-- Task details --
Every line with the string "this" should be gathered.

-- Input material --
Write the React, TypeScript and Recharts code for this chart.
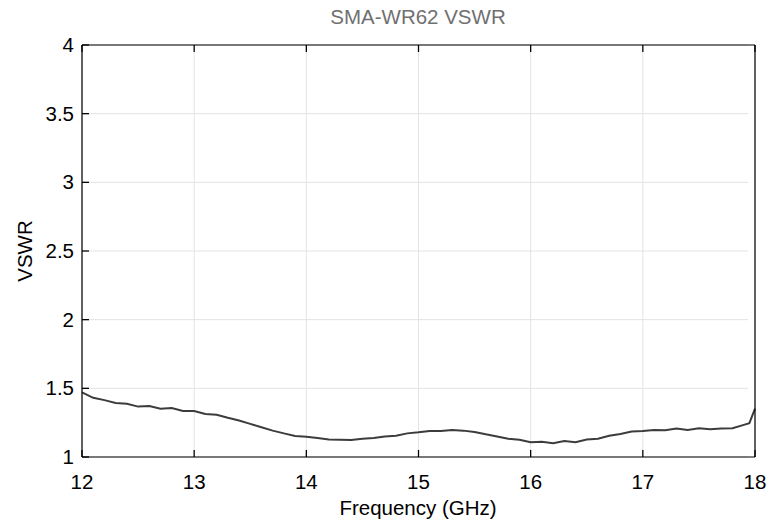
==
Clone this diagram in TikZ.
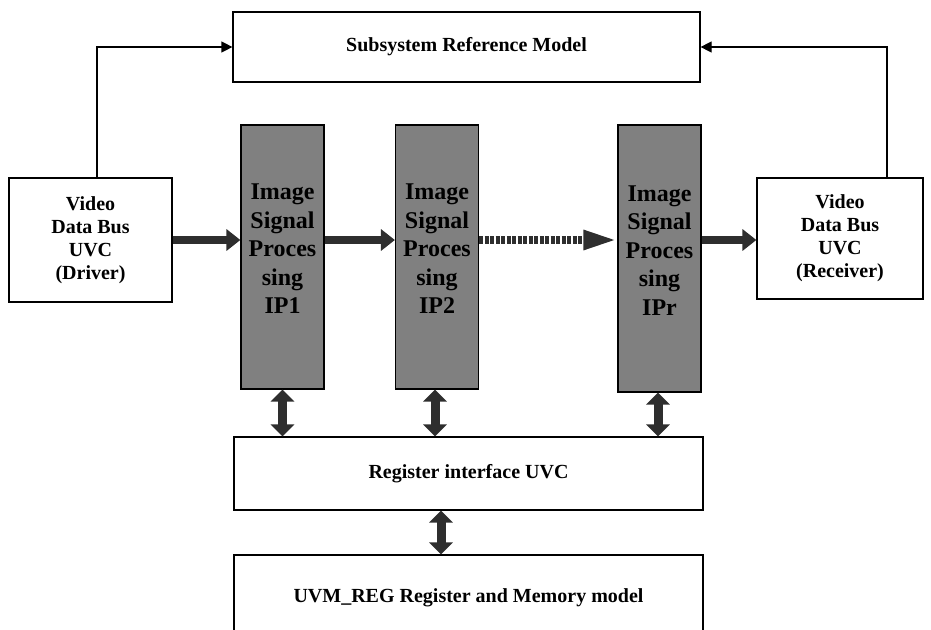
* * *
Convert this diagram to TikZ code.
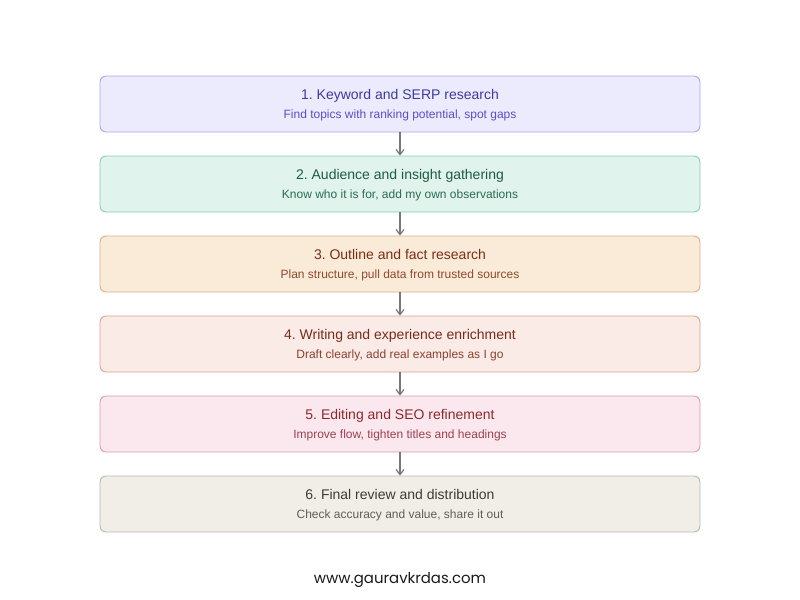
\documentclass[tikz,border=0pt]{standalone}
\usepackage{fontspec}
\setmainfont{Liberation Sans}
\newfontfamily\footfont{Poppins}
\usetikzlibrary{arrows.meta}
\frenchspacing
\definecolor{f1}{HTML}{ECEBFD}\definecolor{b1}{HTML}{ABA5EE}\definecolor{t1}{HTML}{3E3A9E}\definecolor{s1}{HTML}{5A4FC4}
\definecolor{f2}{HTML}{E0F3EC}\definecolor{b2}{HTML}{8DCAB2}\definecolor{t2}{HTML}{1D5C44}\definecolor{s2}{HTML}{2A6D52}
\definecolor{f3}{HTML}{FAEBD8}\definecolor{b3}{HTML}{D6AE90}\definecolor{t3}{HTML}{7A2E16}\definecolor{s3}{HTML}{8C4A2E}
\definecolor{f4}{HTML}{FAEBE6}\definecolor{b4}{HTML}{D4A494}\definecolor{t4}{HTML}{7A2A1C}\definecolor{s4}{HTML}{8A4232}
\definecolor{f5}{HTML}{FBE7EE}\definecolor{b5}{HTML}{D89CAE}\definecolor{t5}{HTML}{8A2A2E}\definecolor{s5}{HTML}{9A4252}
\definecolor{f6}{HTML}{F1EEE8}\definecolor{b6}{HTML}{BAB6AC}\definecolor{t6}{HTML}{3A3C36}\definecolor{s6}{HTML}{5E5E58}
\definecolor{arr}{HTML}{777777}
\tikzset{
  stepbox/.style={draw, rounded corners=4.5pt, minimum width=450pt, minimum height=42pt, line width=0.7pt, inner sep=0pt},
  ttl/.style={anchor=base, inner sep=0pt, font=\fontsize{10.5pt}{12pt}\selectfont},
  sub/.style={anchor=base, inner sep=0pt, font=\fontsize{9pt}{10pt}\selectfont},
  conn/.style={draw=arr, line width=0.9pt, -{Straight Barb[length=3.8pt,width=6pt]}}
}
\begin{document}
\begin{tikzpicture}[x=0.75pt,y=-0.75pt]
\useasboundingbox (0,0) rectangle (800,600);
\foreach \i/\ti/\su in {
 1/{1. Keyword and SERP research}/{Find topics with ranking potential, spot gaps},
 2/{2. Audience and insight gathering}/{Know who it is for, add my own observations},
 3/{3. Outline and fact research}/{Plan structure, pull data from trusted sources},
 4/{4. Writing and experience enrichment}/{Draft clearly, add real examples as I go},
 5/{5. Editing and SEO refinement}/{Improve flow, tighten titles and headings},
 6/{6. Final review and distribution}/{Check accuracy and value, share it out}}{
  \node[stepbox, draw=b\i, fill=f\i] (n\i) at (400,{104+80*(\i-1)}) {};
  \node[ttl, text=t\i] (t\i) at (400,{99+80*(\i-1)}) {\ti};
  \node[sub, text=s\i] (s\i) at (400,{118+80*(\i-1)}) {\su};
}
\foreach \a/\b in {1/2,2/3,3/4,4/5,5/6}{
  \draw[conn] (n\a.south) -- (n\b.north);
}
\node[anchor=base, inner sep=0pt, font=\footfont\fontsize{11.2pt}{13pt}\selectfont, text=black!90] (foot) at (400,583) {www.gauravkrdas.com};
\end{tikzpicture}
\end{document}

-- Full response --
Write the React, TypeScript and Recharts code for this chart.
Clone this diagram in TikZ.
Convert this diagram to TikZ code.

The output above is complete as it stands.